Exercise description:
Do not copy the pictures; transcribe all other material exactly.

Given data:
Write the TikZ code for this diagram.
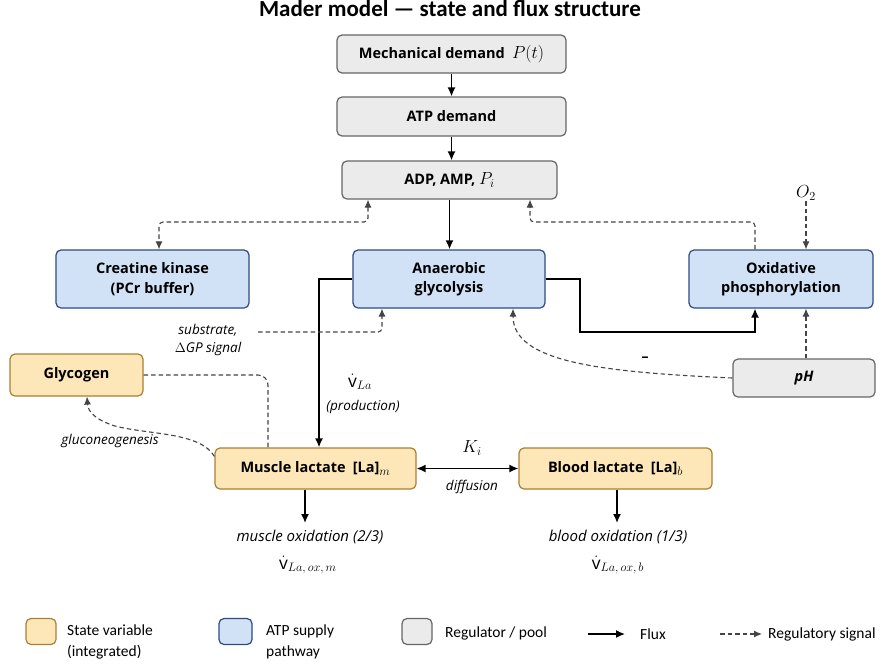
\RequirePackage{fix-cm}
\documentclass[tikz,border=0pt]{standalone}
\usepackage{fontspec}
\setmainfont{Open Sans}
\newfontfamily\legfont{Carlito}
\usetikzlibrary{arrows.meta,calc}
\definecolor{yfill}{HTML}{FDE6B8}
\definecolor{ydraw}{HTML}{A98030}
\definecolor{bfill}{HTML}{D2E2F6}
\definecolor{bdraw}{HTML}{2E4A80}
\definecolor{gfill}{HTML}{EBEBEB}
\definecolor{gdraw}{HTML}{666666}
\definecolor{sigc}{HTML}{444444}
\newcommand\mthbig[1]{{\fontsize{17.5}{19}\selectfont$#1$}}
\begin{document}
\begin{tikzpicture}[x=1pt,y=-1pt,
  box/.style={rounded corners=5pt, line width=1.2pt, inner sep=0pt, align=center,
    font=\bfseries\fontsize{14.5}{19.5}\selectfont},
  statebox/.style={box, fill=yfill, draw=ydraw},
  supplybox/.style={box, fill=bfill, draw=bdraw},
  regbox/.style={box, fill=gfill, draw=gdraw},
  flux/.style={line width=1.5pt, -{Latex[length=9pt,width=8pt]}},
  fluxboth/.style={line width=1.5pt, {Latex[length=9pt,width=8pt]}-{Latex[length=9pt,width=8pt]}},
  sigline/.style={line width=1.1pt, draw=sigc, dash pattern=on 4.5pt off 3pt},
  sig/.style={sigline, -{Latex[length=8pt,width=7pt]}},
  sigboth/.style={sigline, {Latex[length=8pt,width=7pt]}-{Latex[length=8pt,width=7pt]}},
  lab/.style={font=\itshape\fontsize{13.5}{18}\selectfont, align=center, inner sep=1pt},
  oxlab/.style={font=\itshape\fontsize{15}{18}\selectfont, align=center, inner sep=1pt},
  mlab/.style={font=\fontsize{17.5}{19}\selectfont, inner sep=1pt},
  legtext/.style={font=\legfont\fontsize{15.5}{21}\selectfont, align=left, inner sep=0pt, anchor=west},
]
\useasboundingbox (0,0) rectangle (882,670);
\fill[white] (0,0) rectangle (882,670);

% title
\node[font=\legfont\bfseries\fontsize{23}{26}\selectfont] (title) at (450,9) {Mader model — state and flux structure};

% nodes
\node[regbox, minimum width=229, minimum height=38] (mech) at (451.5,54) {Mechanical demand\enspace\mthbig{P(t)}};
\node[regbox, minimum width=229, minimum height=39] (atp) at (451.5,116.5) {ATP demand};
\node[regbox, minimum width=215, minimum height=38] (adp) at (449.5,180) {ADP, AMP, \mthbig{P_i}};
\node[supplybox, minimum width=193, minimum height=58] (ck) at (152.5,279) {Creatine kinase\\(PCr buffer)};
\node[supplybox, minimum width=192, minimum height=58] (ag) at (449,279) {Anaerobic\\glycolysis};
\node[supplybox, minimum width=184, minimum height=58] (ox) at (781,279) {Oxidative\\phosphorylation};
\node[regbox, minimum width=142, minimum height=38, font=\bfseries\itshape\fontsize{14.5}{19}\selectfont] (ph) at (804,378) {pH};
\node[statebox, minimum width=133, minimum height=42] (gly) at (76.5,375) {Glycogen};
\node[statebox, minimum width=201, minimum height=41] (ml) at (315.5,468.5) {Muscle lactate\enspace[La]\mthbig{_m}};
\node[statebox, minimum width=193, minimum height=41] (bl) at (615.5,468.5) {Blood lactate\enspace[La]\mthbig{_b}};

% labels
\node[mlab] (o2) at (806,193) {$O_2$};
\node[lab] (sub) at (208,340) {substrate,\\$\Delta$GP signal};
\node[mlab] (prodv) at (360,382) {$\dot{\mathrm{v}}_{La}$};
\node[lab] (prod) at (363,407) {(production)};
\node[lab] (glu) at (110,441) {gluconeogenesis};
\node[mlab] (ki) at (472,448) {$K_i$};
\node[lab] (dif) at (472,487) {diffusion};
\node[oxlab] (mox) at (310,537) {muscle oxidation (2/3)};
\node[mlab] (moxv) at (308,565) {$\dot{\mathrm{v}}_{La,\,ox,\,m}$};
\node[oxlab] (box) at (618,537) {blood oxidation (1/3)};
\node[mlab] (boxv) at (618,565) {$\dot{\mathrm{v}}_{La,\,ox,\,b}$};
\node[font=\bfseries\fontsize{14}{16}\selectfont, inner sep=0pt] (minus) at (645,359) {–};

% coordinates
\coordinate (c1) at (368,222);
\coordinate (c2) at (159,222);
\coordinate (c3) at (755,222);
\coordinate (c4) at (530,222);
\coordinate (c5) at (319,279);
\coordinate (c6) at (580,332);
\coordinate (c7) at (755,332);
\coordinate (c8) at (258,332);
\coordinate (c9) at (382,332);
\coordinate (c10) at (268,375);
\coordinate (e1) at (305,523);
\coordinate (e2) at (617,523);

% flux
\draw[flux] (mech.south) -- (atp.north);
\draw[flux] (atp.south) -- (atp.south |- adp.north);
\draw[flux, line width=1.8pt] (adp.south) -- (adp.south |- ag.north);
\draw[flux] (ag.west) -- (c5) -- (c5 |- ml.north);
\draw[flux] (ag.east) -| (c6) -- (c7) -- (c7 |- ox.south);
\draw[fluxboth] (ml.east) -- (bl.west);
\draw[flux] (e1 |- ml.south) -- (e1);
\draw[flux] (e2 |- bl.south) -- (e2);

% signals
\draw[sigboth, rounded corners=4pt] (c1 |- adp.south) -- (c1) -- (c2) -- (c2 |- ck.north);
\draw[sig, rounded corners=4pt] (c3 |- ox.north) -- (c3) -- (c4) -- (c4 |- adp.south);
\draw[sig] (o2.south) -- (o2.south |- ox.north);
\draw[sig] (ph.north -| o2) -- (ox.south -| o2);
\draw[sig, rounded corners=4pt] (c8) -- (c9) -- (c9 |- ag.south);
\draw[sigline, rounded corners=10pt] (gly.east) -- (c10) -- (c10 |- ml.north);
\draw[sig] ([yshift=-9pt]ml.north west) .. controls (200,432) and (150,435) .. (115,426)
   .. controls (96,420) and (88,412) .. ([xshift=10.5pt]gly.south);
\draw[sig] (ph.west) .. controls (600,372) and (513,362) .. ([xshift=64pt]ag.south);

% legend
\node[statebox, minimum width=30, minimum height=26] (lgy) at (41,631.5) {};
\node[legtext] (lgyt) at (67,642) {State variable\\(integrated)};
\node[supplybox, minimum width=33, minimum height=26] (lgb) at (235.5,631.5) {};
\node[legtext] (lgbt) at (266,642) {ATP supply\\pathway};
\node[regbox, minimum width=30, minimum height=26] (lgg) at (417,631.5) {};
\node[legtext] (lggt) at (445,633) {Regulator / pool};
\coordinate (lf1) at (588,634);
\coordinate (lf2) at (625,634);
\node[legtext] (lft) at (640,634) {Flux};
\coordinate (ls1) at (720,634);
\coordinate (ls2) at (762,634);
\node[legtext] (lst) at (768,634) {Regulatory signal};
\draw[flux] (lf1) -- (lf2);
\draw[sig] (ls1) -- (ls2);
\end{tikzpicture}
\end{document}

Exercise result:
Write the TikZ code for this diagram.
\RequirePackage{fix-cm}
\documentclass[tikz,border=0pt]{standalone}
\usepackage{fontspec}
\setmainfont{Open Sans}
\newfontfamily\legfont{Carlito}
\usetikzlibrary{arrows.meta,calc}
\definecolor{yfill}{HTML}{FDE6B8}
\definecolor{ydraw}{HTML}{A98030}
\definecolor{bfill}{HTML}{D2E2F6}
\definecolor{bdraw}{HTML}{2E4A80}
\definecolor{gfill}{HTML}{EBEBEB}
\definecolor{gdraw}{HTML}{666666}
\definecolor{sigc}{HTML}{444444}
\newcommand\mthbig[1]{{\fontsize{17.5}{19}\selectfont$#1$}}
\begin{document}
\begin{tikzpicture}[x=1pt,y=-1pt,
  box/.style={rounded corners=5pt, line width=1.2pt, inner sep=0pt, align=center,
    font=\bfseries\fontsize{14.5}{19.5}\selectfont},
  statebox/.style={box, fill=yfill, draw=ydraw},
  supplybox/.style={box, fill=bfill, draw=bdraw},
  regbox/.style={box, fill=gfill, draw=gdraw},
  flux/.style={line width=1.5pt, -{Latex[length=9pt,width=8pt]}},
  fluxboth/.style={line width=1.5pt, {Latex[length=9pt,width=8pt]}-{Latex[length=9pt,width=8pt]}},
  sigline/.style={line width=1.1pt, draw=sigc, dash pattern=on 4.5pt off 3pt},
  sig/.style={sigline, -{Latex[length=8pt,width=7pt]}},
  sigboth/.style={sigline, {Latex[length=8pt,width=7pt]}-{Latex[length=8pt,width=7pt]}},
  lab/.style={font=\itshape\fontsize{13.5}{18}\selectfont, align=center, inner sep=1pt},
  oxlab/.style={font=\itshape\fontsize{15}{18}\selectfont, align=center, inner sep=1pt},
  mlab/.style={font=\fontsize{17.5}{19}\selectfont, inner sep=1pt},
  legtext/.style={font=\legfont\fontsize{15.5}{21}\selectfont, align=left, inner sep=0pt, anchor=west},
]
\useasboundingbox (0,0) rectangle (882,670);
\fill[white] (0,0) rectangle (882,670);

% title
\node[font=\legfont\bfseries\fontsize{23}{26}\selectfont] (title) at (450,9) {Mader model — state and flux structure};

% nodes
\node[regbox, minimum width=229, minimum height=38] (mech) at (451.5,54) {Mechanical demand\enspace\mthbig{P(t)}};
\node[regbox, minimum width=229, minimum height=39] (atp) at (451.5,116.5) {ATP demand};
\node[regbox, minimum width=215, minimum height=38] (adp) at (449.5,180) {ADP, AMP, \mthbig{P_i}};
\node[supplybox, minimum width=193, minimum height=58] (ck) at (152.5,279) {Creatine kinase\\(PCr buffer)};
\node[supplybox, minimum width=192, minimum height=58] (ag) at (449,279) {Anaerobic\\glycolysis};
\node[supplybox, minimum width=184, minimum height=58] (ox) at (781,279) {Oxidative\\phosphorylation};
\node[regbox, minimum width=142, minimum height=38, font=\bfseries\itshape\fontsize{14.5}{19}\selectfont] (ph) at (804,378) {pH};
\node[statebox, minimum width=133, minimum height=42] (gly) at (76.5,375) {Glycogen};
\node[statebox, minimum width=201, minimum height=41] (ml) at (315.5,468.5) {Muscle lactate\enspace[La]\mthbig{_m}};
\node[statebox, minimum width=193, minimum height=41] (bl) at (615.5,468.5) {Blood lactate\enspace[La]\mthbig{_b}};

% labels
\node[mlab] (o2) at (806,193) {$O_2$};
\node[lab] (sub) at (208,340) {substrate,\\$\Delta$GP signal};
\node[mlab] (prodv) at (360,382) {$\dot{\mathrm{v}}_{La}$};
\node[lab] (prod) at (363,407) {(production)};
\node[lab] (glu) at (110,441) {gluconeogenesis};
\node[mlab] (ki) at (472,448) {$K_i$};
\node[lab] (dif) at (472,487) {diffusion};
\node[oxlab] (mox) at (310,537) {muscle oxidation (2/3)};
\node[mlab] (moxv) at (308,565) {$\dot{\mathrm{v}}_{La,\,ox,\,m}$};
\node[oxlab] (box) at (618,537) {blood oxidation (1/3)};
\node[mlab] (boxv) at (618,565) {$\dot{\mathrm{v}}_{La,\,ox,\,b}$};
\node[font=\bfseries\fontsize{14}{16}\selectfont, inner sep=0pt] (minus) at (645,359) {–};

% coordinates
\coordinate (c1) at (368,222);
\coordinate (c2) at (159,222);
\coordinate (c3) at (755,222);
\coordinate (c4) at (530,222);
\coordinate (c5) at (319,279);
\coordinate (c6) at (580,332);
\coordinate (c7) at (755,332);
\coordinate (c8) at (258,332);
\coordinate (c9) at (382,332);
\coordinate (c10) at (268,375);
\coordinate (e1) at (305,523);
\coordinate (e2) at (617,523);

% flux
\draw[flux] (mech.south) -- (atp.north);
\draw[flux] (atp.south) -- (atp.south |- adp.north);
\draw[flux, line width=1.8pt] (adp.south) -- (adp.south |- ag.north);
\draw[flux] (ag.west) -- (c5) -- (c5 |- ml.north);
\draw[flux] (ag.east) -| (c6) -- (c7) -- (c7 |- ox.south);
\draw[fluxboth] (ml.east) -- (bl.west);
\draw[flux] (e1 |- ml.south) -- (e1);
\draw[flux] (e2 |- bl.south) -- (e2);

% signals
\draw[sigboth, rounded corners=4pt] (c1 |- adp.south) -- (c1) -- (c2) -- (c2 |- ck.north);
\draw[sig, rounded corners=4pt] (c3 |- ox.north) -- (c3) -- (c4) -- (c4 |- adp.south);
\draw[sig] (o2.south) -- (o2.south |- ox.north);
\draw[sig] (ph.north -| o2) -- (ox.south -| o2);
\draw[sig, rounded corners=4pt] (c8) -- (c9) -- (c9 |- ag.south);
\draw[sigline, rounded corners=10pt] (gly.east) -- (c10) -- (c10 |- ml.north);
\draw[sig] ([yshift=-9pt]ml.north west) .. controls (200,432) and (150,435) .. (115,426)
   .. controls (96,420) and (88,412) .. ([xshift=10.5pt]gly.south);
\draw[sig] (ph.west) .. controls (600,372) and (513,362) .. ([xshift=64pt]ag.south);

% legend
\node[statebox, minimum width=30, minimum height=26] (lgy) at (41,631.5) {};
\node[legtext] (lgyt) at (67,642) {State variable\\(integrated)};
\node[supplybox, minimum width=33, minimum height=26] (lgb) at (235.5,631.5) {};
\node[legtext] (lgbt) at (266,642) {ATP supply\\pathway};
\node[regbox, minimum width=30, minimum height=26] (lgg) at (417,631.5) {};
\node[legtext] (lggt) at (445,633) {Regulator / pool};
\coordinate (lf1) at (588,634);
\coordinate (lf2) at (625,634);
\node[legtext] (lft) at (640,634) {Flux};
\coordinate (ls1) at (720,634);
\coordinate (ls2) at (762,634);
\node[legtext] (lst) at (768,634) {Regulatory signal};
\draw[flux] (lf1) -- (lf2);
\draw[sig] (ls1) -- (ls2);
\end{tikzpicture}
\end{document}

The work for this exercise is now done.